The Committee Clerk:
Clause 9 is to be considered in conjunction with clause 13, which we will come back to at a later stage. It is conciliation after bringing of proceedings. Clause 9 deals specifically with industrial tribunals, which clause 13 mirrors in terms of fair employment tribunals.
The LRA has a duty to offer conciliation to parties involved in particular types of industrial tribunal case. It is currently time limited to between seven and 13 weeks after a claim has been lodged. More complicated cases, including industrial tribunal and fair employment tribunal discrimination cases, are not subject to those time limits. In relevant cases, after the time limit expires, the LRA is no longer under a duty to offer conciliation, but it can if it wants. It does retain that power to offer conciliation; it is just that no one is saying that it has to by law. However, I think you know that the operation of the LRA has been that, if its services are required, it will step up to the mark and provide them. Clauses 9 and 13 remove the legislative provisions requiring the LRA to offer conciliation, reverting to a power to do so. Basically, what we are saying there is that there is no longer a case of time limits having expired but the LRA still has to do something. It is now the case that the LRA will go ahead and do the job that it would have done before: if its services are required, it will provide those services. The clauses simply take away that legal obligation where it might not necessarily be required, leaving a power to offer that assistance if people need and want it.
Clause 10 is to be thought of in conjunction with clause 14. It has a similar purpose as clause 7. It deals with the LRA-brokered settlement of issues that could or otherwise would be determined by a tribunal. Effectively, it is where the LRA can provide that service and things do not have to go to tribunal. Where a settlement includes an agreement for one party to pay the other a sum of money, but that sum is not paid and the other party wishes to enforce payment — we talked about this before with taking out the middle step and going straight to County Court — the clause enables the party to pursue the matter through the courts, without the need initially to seek a County Court order.
Clause 10 applies only to cases in which the conciliated settlement simply requires the claimant not to commence tribunal proceedings or, where they have begun to do so, to end them. Where the conciliated settlement’s terms are more complex, it will not be possible to use this process. That could be described as speeding up the process and making it more direct, so you do not have to go and apply for a County Court order; you can take it straight to the court. That reflects what we heard in clause 7 about speeding up the process and taking out the Enforcement of Judgments Office’s need to go to the County Court in between as a step. This just means that you can basically take it straight to County Court.

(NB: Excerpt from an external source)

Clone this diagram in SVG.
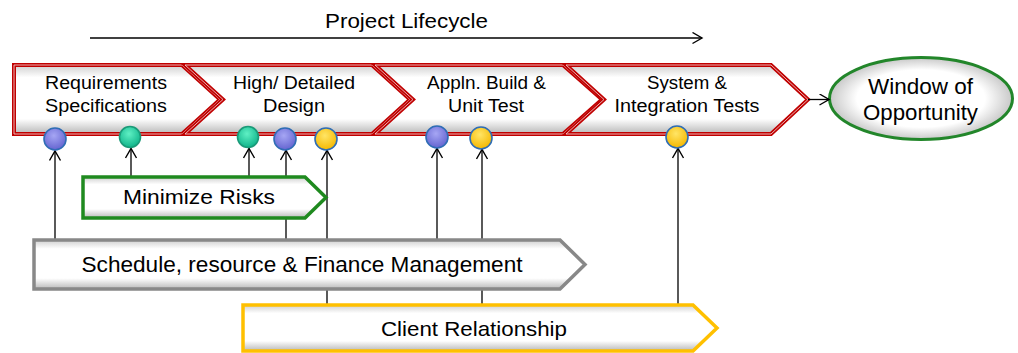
<svg xmlns="http://www.w3.org/2000/svg" width="1018" height="353" viewBox="0 0 1018 353">
<defs>
<linearGradient id="bevel" x1="0" y1="0" x2="0" y2="1">
<stop offset="0" stop-color="#cfcfcf"/>
<stop offset="0.18" stop-color="#ffffff"/>
<stop offset="0.78" stop-color="#ffffff"/>
<stop offset="1" stop-color="#b8b8b8"/>
</linearGradient>
<radialGradient id="ellG" cx="0.5" cy="0.5" r="0.5">
<stop offset="0.7" stop-color="#ffffff"/>
<stop offset="1" stop-color="#c8c8c8"/>
</radialGradient>
<radialGradient id="blueG" cx="0.45" cy="0.35" r="0.65">
<stop offset="0" stop-color="#a6a6f4"/>
<stop offset="1" stop-color="#6464d0"/>
</radialGradient>
<radialGradient id="tealG" cx="0.45" cy="0.35" r="0.65">
<stop offset="0" stop-color="#5ff0c4"/>
<stop offset="1" stop-color="#0fb48a"/>
</radialGradient>
<radialGradient id="yelG" cx="0.45" cy="0.35" r="0.65">
<stop offset="0" stop-color="#ffe566"/>
<stop offset="1" stop-color="#f5b800"/>
</radialGradient>
<marker id="arr" markerUnits="userSpaceOnUse" markerWidth="13" markerHeight="13" refX="10" refY="6" orient="auto">
<path d="M0.5,0.5 L10,6 L0.5,11.5" fill="none" stroke="#000" stroke-width="1.4"/>
</marker>
</defs>
<style>
.t{font-family:"Liberation Sans",Arial,sans-serif;fill:#000;text-anchor:middle}
.ch{fill:url(#bevel);stroke:#c00000;stroke-width:4;stroke-linejoin:miter}
.chi{fill:none;stroke:#f4dede;stroke-width:0.8;stroke-linejoin:miter}
.band{fill:url(#bevel);stroke-width:3.5;stroke-linejoin:miter}
.c{stroke:#000;stroke-width:1.3;fill:none}
.dot{stroke-width:1.6}
</style>
<g id="title">
<text class="t" x="406.5" y="27.5" font-size="21" textLength="163" lengthAdjust="spacingAndGlyphs">Project Lifecycle</text>
</g>
<g id="requirements">
<path class="ch" d="M14,65 L182,65 L220,99.5 L182,134 L14,134 Z"/>
<path class="chi" d="M14,65 L182,65 L220,99.5 L182,134 L14,134 Z"/>
<text class="t" x="106" y="89" font-size="18" textLength="122" lengthAdjust="spacingAndGlyphs">Requirements</text>
<text class="t" x="106" y="112" font-size="18" textLength="122" lengthAdjust="spacingAndGlyphs">Specifications</text>
</g>
<g id="design">
<path class="ch" d="M185,65 L372,65 L410,99.5 L372,134 L185,134 L223,99.5 Z"/>
<path class="chi" d="M185,65 L372,65 L410,99.5 L372,134 L185,134 L223,99.5 Z"/>
<text class="t" x="294" y="89" font-size="18" textLength="122" lengthAdjust="spacingAndGlyphs">High/ Detailed</text>
<text class="t" x="294" y="112" font-size="18" textLength="62" lengthAdjust="spacingAndGlyphs">Design</text>
</g>
<g id="build">
<path class="ch" d="M375,65 L563,65 L602,99.5 L563,134 L375,134 L413,99.5 Z"/>
<path class="chi" d="M375,65 L563,65 L602,99.5 L563,134 L375,134 L413,99.5 Z"/>
<text class="t" x="486.5" y="89" font-size="18" textLength="119" lengthAdjust="spacingAndGlyphs">Appln. Build &amp;</text>
<text class="t" x="486" y="112" font-size="18" textLength="76" lengthAdjust="spacingAndGlyphs">Unit Test</text>
</g>
<g id="system">
<path class="ch" d="M566,65 L771,65 L808,99.5 L771,134 L566,134 L604,99.5 Z"/>
<path class="chi" d="M566,65 L771,65 L808,99.5 L771,134 L566,134 L604,99.5 Z"/>
<text class="t" x="687" y="89" font-size="18" textLength="80" lengthAdjust="spacingAndGlyphs">System &amp;</text>
<text class="t" x="687" y="112" font-size="18" textLength="145" lengthAdjust="spacingAndGlyphs">Integration Tests</text>
</g>
<g id="window">
<ellipse cx="921" cy="98.5" rx="91.5" ry="41" fill="url(#ellG)" stroke="#22862a" stroke-width="3"/>
<text class="t" x="920.5" y="93.5" font-size="22" textLength="105" lengthAdjust="spacingAndGlyphs">Window of</text>
<text class="t" x="920.5" y="120" font-size="22" textLength="115" lengthAdjust="spacingAndGlyphs">Opportunity</text>
</g>
<g id="connectors">
<line class="c" x1="90" y1="38" x2="702" y2="38" marker-end="url(#arr)"/>
<line class="c" x1="808" y1="99.5" x2="829" y2="99.5" marker-end="url(#arr)"/>
<line class="c" x1="55" y1="240" x2="55" y2="151" marker-end="url(#arr)"/>
<line class="c" x1="131" y1="177" x2="131" y2="148.5" marker-end="url(#arr)"/>
<line class="c" x1="249" y1="177" x2="249" y2="148.5" marker-end="url(#arr)"/>
<line class="c" x1="286" y1="240" x2="286" y2="150.5" marker-end="url(#arr)"/>
<line class="c" x1="327" y1="305" x2="327" y2="150.5" marker-end="url(#arr)"/>
<line class="c" x1="437" y1="240" x2="437" y2="148.5" marker-end="url(#arr)"/>
<line class="c" x1="482" y1="305" x2="482" y2="149.5" marker-end="url(#arr)"/>
<line class="c" x1="678" y1="305" x2="678" y2="148.5" marker-end="url(#arr)"/>
</g>
<g id="minimize-risks">
<path class="band" stroke="#1f8a1f" d="M83,177 L305,177 L326,197.5 L305,218 L83,218 Z"/>
<text class="t" x="199" y="204" font-size="21" textLength="152" lengthAdjust="spacingAndGlyphs">Minimize Risks</text>
</g>
<g id="schedule">
<path class="band" stroke="#888888" stroke-width="4" d="M34,240 L560,240 L585,264.5 L560,289 L34,289 Z"/>
<text class="t" x="302" y="272" font-size="21.5" textLength="441" lengthAdjust="spacingAndGlyphs">Schedule, resource &amp; Finance Management</text>
</g>
<g id="client-relationship">
<path class="band" stroke="#ffc000" d="M243,305 L693,305 L717,328 L693,351 L243,351 Z"/>
<text class="t" x="474" y="336" font-size="21" textLength="186" lengthAdjust="spacingAndGlyphs">Client Relationship</text>
</g>
<g id="milestones">
<circle class="dot" cx="55" cy="139" r="11" fill="url(#blueG)" stroke="#2f6db5"/>
<circle class="dot" cx="130" cy="137" r="10.5" fill="url(#tealG)" stroke="#1a9a78"/>
<circle class="dot" cx="248" cy="137" r="10.5" fill="url(#tealG)" stroke="#1a9a78"/>
<circle class="dot" cx="285" cy="139" r="11" fill="url(#blueG)" stroke="#2f6db5"/>
<circle class="dot" cx="326" cy="139" r="11" fill="url(#yelG)" stroke="#2f6db5"/>
<circle class="dot" cx="437" cy="137" r="11" fill="url(#blueG)" stroke="#2f6db5"/>
<circle class="dot" cx="481" cy="138" r="11" fill="url(#yelG)" stroke="#2f6db5"/>
<circle class="dot" cx="677" cy="137" r="11" fill="url(#yelG)" stroke="#2f6db5"/>
</g>
</svg>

We will leave those there and come back to this at another time. It is a very technical Bill.
I think that members are content that most of the Bill actually makes sense and that it will help to speed up the process.
The Committee Clerk:
I stress that a huge amount of consultation went into the Bill. Often, Bills are presented to Committees, but the Committee spent a huge number of months before actually coming to this stage. It has had a lot of thought.